Os órgãos reforçaram as consequências devastadoras para crianças, jovens e sociedades como um todo por conta do fechamento das escolas, que deve ser considerado como um último recurso, de forma temporária e apenas em nível local; isso se o surto ainda não tiver sido manejado.


Não há risco zero, alertam, mas a reabertura das escolas juntamente com as medidas preventivas tomadas por toda a sociedade são extremamente vantajosas para todos.


Também frisam que crises anteriores – como o do Ebola, na África - já nos ensinaram bastante sobre como construir confiança e tranquilizar a família sobre a segurança das escolas.
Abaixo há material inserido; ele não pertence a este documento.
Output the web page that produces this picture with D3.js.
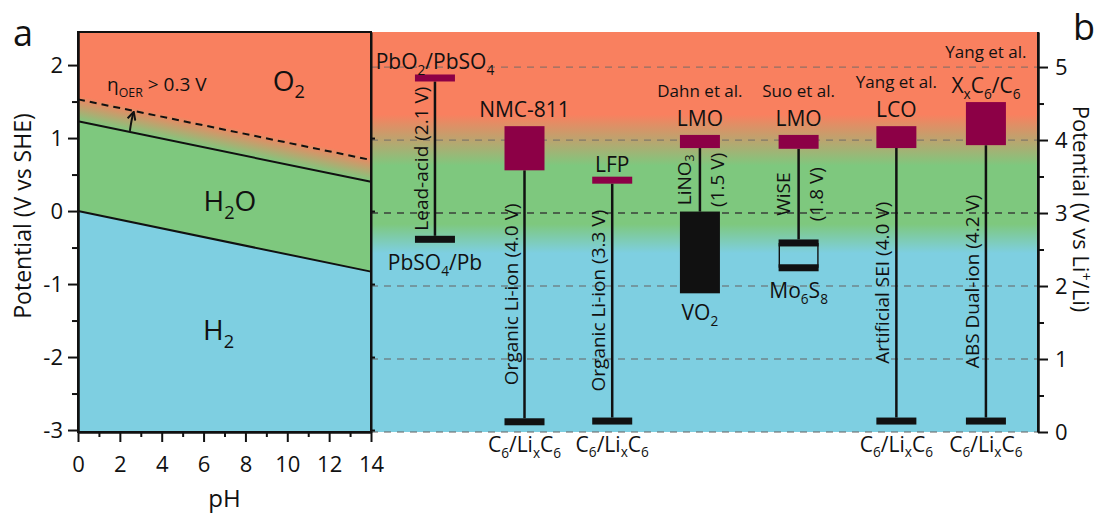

O que precisamos é de ampla mobilização social e engajamento dos líderes comunitários para que a vida possa voltar à normalidade.


Comunidade médica brasileira


Em setembro, um grupo de 29 médicos assinou uma representação direcionada ao Conselho Nacional de Justiça (CNJ) cobrando medidas para garantir o retorno das atividades presenciais nas instituições de ensino e teve apoio de infectologistas como Francisco Cardoso, assistente de UTI do Hospital Emílio Ribas. O médico defende que, como há menores índices de transmissão do vírus em crianças, há um risco menor na volta às atividades escolares presenciais se comparado ao retorno ao trabalho, por parte de adultos, ou à abertura de comércios e da indústria.


E o que a comunidade médica brasileira – em especial a pediátrica – deseja é que, ao fim e ao cabo, escolas públicas tenham as mesmas condições de segurança e ensino das privadas, para que possamos pelo menos conter o aumento da desigualdade que a pandemia escancarou.


Se todas as escolas – devidamente autorizadas após cumpridos os critérios necessários - adotarem as medidas de precaução e higiene determinadas pelos órgãos de saúde, sendo devidamente vistoriadas pelas entidades públicas de controle, o retorno pode ser de sucesso e conseguiremos amenizar um pouco os danos causados pela então necessária suspensão das aulas presenciais. As prioridades, enfim, precisam ser repensadas.